Say you’re a parent and you’ve four kids. Did you pray that 1 out of 4 would be blind? “O God, we thank You for our children. But if only three can see and one is blind, that’s okay for us.” Isn’t that just ridiculous? If you as a parent want all your children to have perfect eyesight, how much more the Heavenly Father? Chew on that for a few moments.

In the great passage on the outpouring of the Holy Spirit in Joel 2:28-29, look at what happens when God pours out His Spirit. “Your sons and your daughters shall prophesy. Your old man shall dream dreams. Your young men shall see visions. Even upon your menservants, maidservants, I will pour My Spirit upon them.” Look at the list again. Male, female, young, old, bond, free: Come on, this pretty much covers all of God’s people, don’t you think? Visions, dreams and the prophetic are the inheritance of all true believers. We’re ALL recipients of God’s goodness. Paul says we can ALL prophesy; we can ALL speak in tongues. And we should ALL see in the Spirit. So why aren’t we seeing? Why is the Church so blinded in the very hour that we should be pointing the way for the world in darkness?

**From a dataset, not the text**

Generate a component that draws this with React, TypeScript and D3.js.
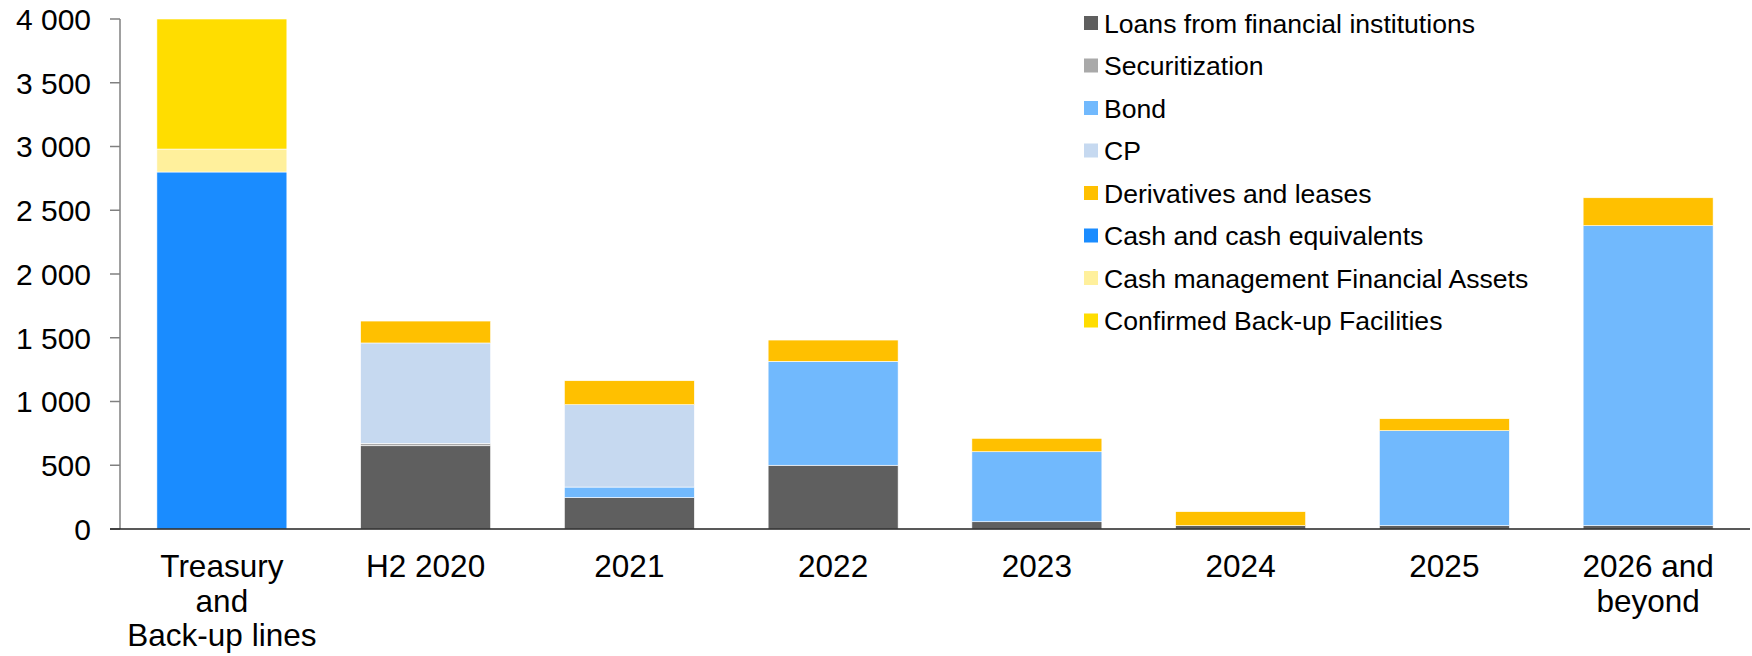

It’s because we’ve bought into a lie, a myth that isn’t true and if we’re ever going to see, then we must expose that lie. I believe the issue lies in the transforming of our minds. Our minds have been so brainwashed by the spirit of this world that we’ve forgotten the truth that we’re sons of the Kingdom. It’s interesting that whatever the Lord did, it was always to bring clarity of vision to our seeing. God operates by optical design, designing our lives based on the clarity of perception about God, ourselves, our surroundings and our destiny. God takes our blurred vision by opening our eyes through super-sized lenses.

So may the Lord give the whole Church eyes to see. May He enlighten our eyes in this hour of great darkness to see as He sees. He wants to take our partial vision, make the necessary adjustments, so that we can see clearly the real issues before us. He wants us to see clearly the purpose for which He died for us, instead of the illusion constantly presented to us because of partial sight.